What You Need To Know About Samsung Pay

Date: October 02, 2015

Samsung’s answer to Apple Pay is here, and rumor has it, it’s much better.

There is new virtual wallet in town, and this is one you can’t lose.

Samsung Pay officially launched in the United States this week and some say that it already earns the title of the most capable and accessible mobile payment service. This high-demand industry has been in need of a service that is not only secure, but one you can use almost everywhere. In fact, Samsung promises that its system already works at more than 85 percent of American cash registers.

Samsung Pay has taken mobile payment services to a larger market than its competitors, Apple Pay and Android Pay—both of which use a tool that requires merchants to install next-generation registers that includes a special technology called near-field communication (NFC). Samsung Pay can be more universally adopted by storefronts and consumers because it uses technology that allows you to conduct a wireless payment between your phone and any register that has a magnetic stripe reader—something that most registers already have in place. 

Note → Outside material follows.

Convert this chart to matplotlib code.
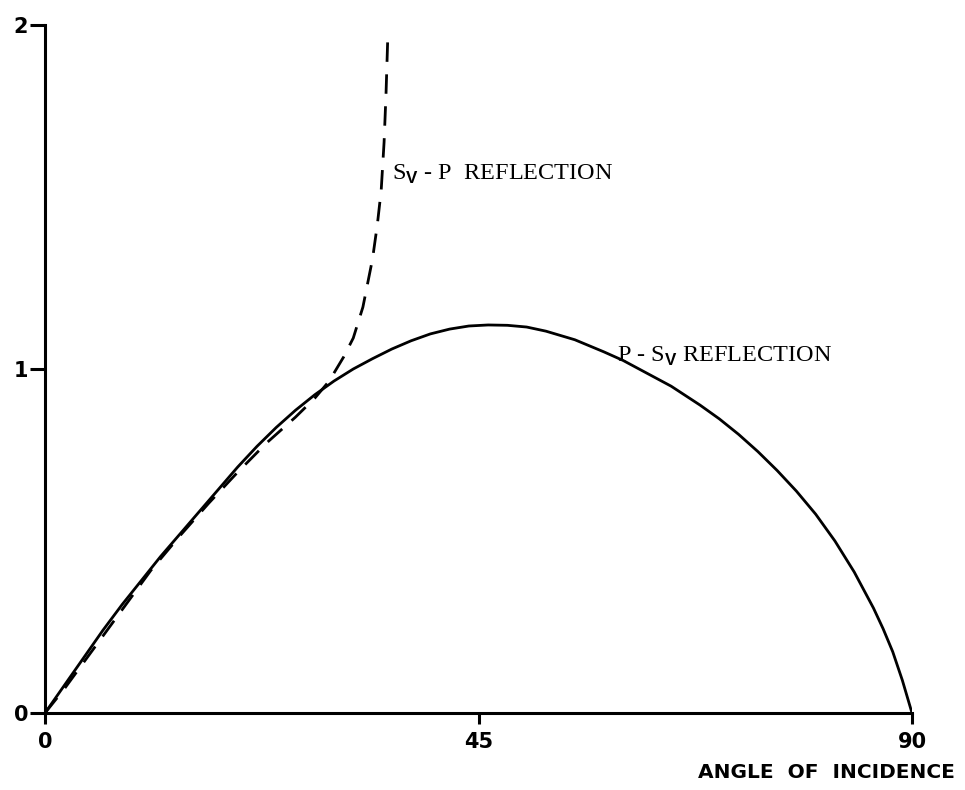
import matplotlib
matplotlib.use("Agg")
import matplotlib.pyplot as plt

plt.rcParams["mathtext.fontset"] = "custom"
plt.rcParams["mathtext.rm"] = "Liberation Serif"
plt.rcParams["mathtext.bf"] = "Liberation Sans:bold"

# P-Sv reflection coefficient vs angle of incidence (degrees)
p_sv_angle = [0, 2, 4, 6, 8, 10, 12, 14, 16, 18, 20, 22, 24, 26, 28, 30, 32, 34,
              36, 38, 40, 42, 44, 46, 48, 50, 52, 55, 58, 60, 62, 65, 68, 70,
              72, 74, 76, 78, 80, 82, 84, 86, 87, 88, 89, 90]
p_sv_value = [0, 0.08, 0.16, 0.24, 0.315, 0.385, 0.455, 0.52, 0.585, 0.65, 0.715,
              0.775, 0.83, 0.88, 0.925, 0.965, 1.0, 1.03, 1.058, 1.082, 1.102,
              1.116, 1.125, 1.128, 1.127, 1.122, 1.11, 1.085, 1.05, 1.025, 0.995,
              0.95, 0.895, 0.855, 0.81, 0.76, 0.705, 0.645, 0.578, 0.5, 0.41,
              0.305, 0.245, 0.178, 0.095, 0]

# Sv-P reflection coefficient vs angle of incidence (degrees)
sv_p_angle = [0, 2, 5, 8, 11, 14, 17, 20, 23, 26, 28, 29.5, 31, 32, 33, 34,
              34.5, 34.9, 35.2, 35.4, 35.6]
sv_p_value = [0, 0.07, 0.185, 0.30, 0.415, 0.515, 0.61, 0.70, 0.785, 0.86, 0.915,
              0.965, 1.035, 1.09, 1.18, 1.32, 1.42, 1.52, 1.66, 1.80, 1.98]

x_ticks = [0, 45, 90]
y_ticks = [0, 1, 2]

fig = plt.figure(figsize=(9.65, 7.9), dpi=100)
ax = fig.add_axes([45 / 965, 1 - 713 / 790, (912 - 45) / 965, (713 - 25) / 790])

ax.plot(p_sv_angle, p_sv_value, color="black", lw=2.0, solid_capstyle="round",
        solid_joinstyle="round")
ax.plot(sv_p_angle, sv_p_value, color="black", lw=2.0, linestyle=(0, (7, 4.5)))

ax.set_xlim(0, 90)
ax.set_ylim(0, 2)
for side in ("top", "right"):
    ax.spines[side].set_visible(False)
for side in ("left", "bottom"):
    ax.spines[side].set_linewidth(2.2)

tick_font = {"family": ["Liberation Sans Narrow", "DejaVu Sans"], "weight": "bold", "size": 15}
ax.set_xticks(x_ticks)
ax.set_xticklabels([str(t) for t in x_ticks], fontdict=tick_font)
ax.set_yticks(y_ticks)
ax.set_yticklabels([str(t) for t in y_ticks], fontdict=tick_font)
ax.tick_params(axis="x", direction="out", width=2.2, length=8, pad=6)
ax.tick_params(axis="y", direction="out", width=2.2, length=11, pad=1)

fig.text(955 / 965, 1 - 778 / 790, "ANGLE  OF  INCIDENCE", ha="right", va="baseline",
         fontsize=14.5, fontweight="bold", family="DejaVu Sans")

serif = "Liberation Serif"
ax.text(36.0, 1.55, r"S$_{\mathbf{V}}$ - P  REFLECTION", fontsize=17.5, family=serif,
        ha="left", va="baseline")
ax.text(59.4, 1.02, r"P - S$_{\mathbf{V}}$ REFLECTION", fontsize=17.5, family=serif,
        ha="left", va="baseline")

fig.savefig("out.png", dpi=100, facecolor="white")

RELATED: Apple Pay has been around since October 2014. Read more about how it has impacted small business.

What you need to know about Samsung Pay:

  • It uses “Magnetic Secure Transmission” technology, or MST. Because of this, Samsung Pay is expected to be an extremely handy mobile device. MST technology emits the same kind of magnetic code that make credit card readers work, giving it an advantage over both Apple Pay and Android Pay in the United States.
  • Tokenization. Every time you make a payment, your actual credit card information isn’t sent to the terminal, rather your phone will use a temporary one that the credit card company creates for you.
  • Limited availability. Samsung Pay is only built into the company’s newest devices: the Galaxy S6, the S6 Edge and Edge+ and the Note 5. You also need a credit or debit card from Visa, MasterCard or American Express card, and it has to be issued by one of the few banks available at launch: Bank of America, Citi, American Express and US Bank. While most major carriers support Samsung Pay, Verizon says it is still “in the process of evaluating” it.